Abstract

:Does uneven development exist within central Tokyo? This study assesses the degree of place stratification by income, population, and private employment among the 23 Ku of Tokyo over the past 30 years. It then compares these levels among the Ku for the 1990s relative to those for New York’s five boroughs and among census-defined places within the central counties of Los Angeles, Chicago, and Detroit. It finds that income, population, and private employment growth were more unevenly distributed among the Ku during the 1990s than they were in 1970s and 1980s; this was especially true for population change and income. Additionally, it finds that although the distributions of income and private employment growth among the Ku were noticeably lower than within America’s largest urban core counties, population change actually occurred more unevenly among the Ku than in these areas during the 1990s.

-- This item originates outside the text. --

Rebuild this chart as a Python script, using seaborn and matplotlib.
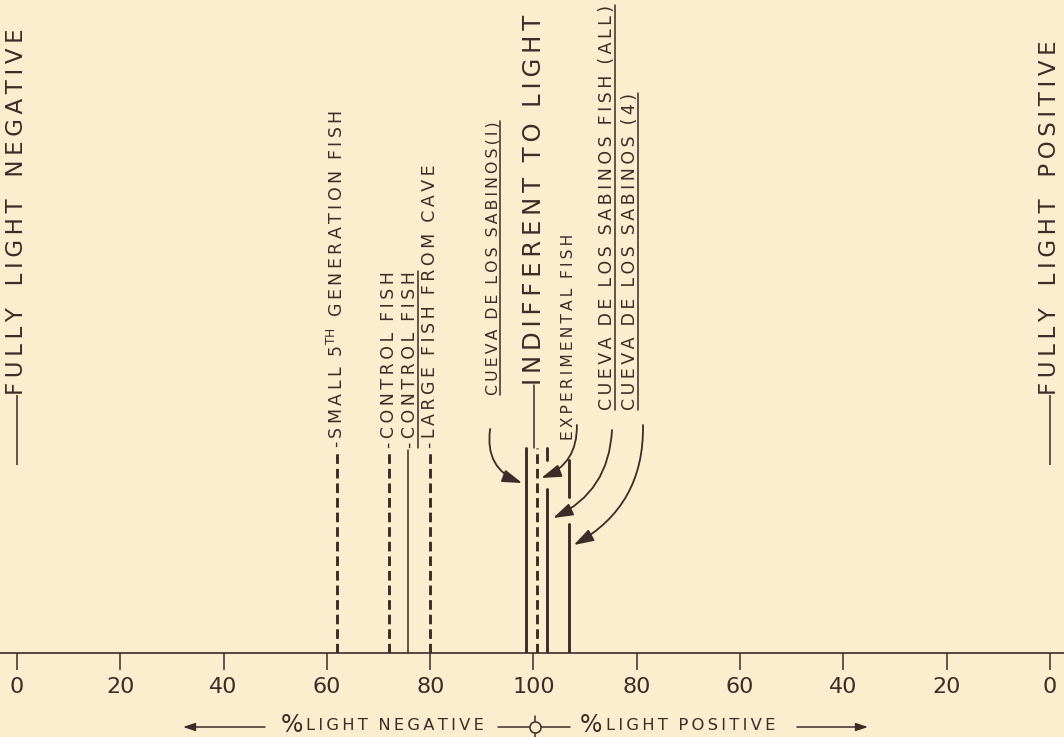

Therefore, it concludes that the 23 Ku did experience a notable degree of uneven residential development during the 1990s. The study then argues that the development strategies of the Tokyo Metropolitan Government (TMG), which have become increasingly entrepreneurial since the mid-1980s, were the lead catalysts fostering this situation. Its approach, however, was not an attempt to circumvent the central state. In fact, its activities remain tightly nested within the Japanese Capitalist Developmental State. The TMG’s recent policymaking represents a Japanized version or offshoot of Harvey and Jessop’s entrepreneurial city, which is sanctioned, guided, encouraged, and sometimes even led by the Japanese Government’s desire to improve Tokyo’s international competitiveness.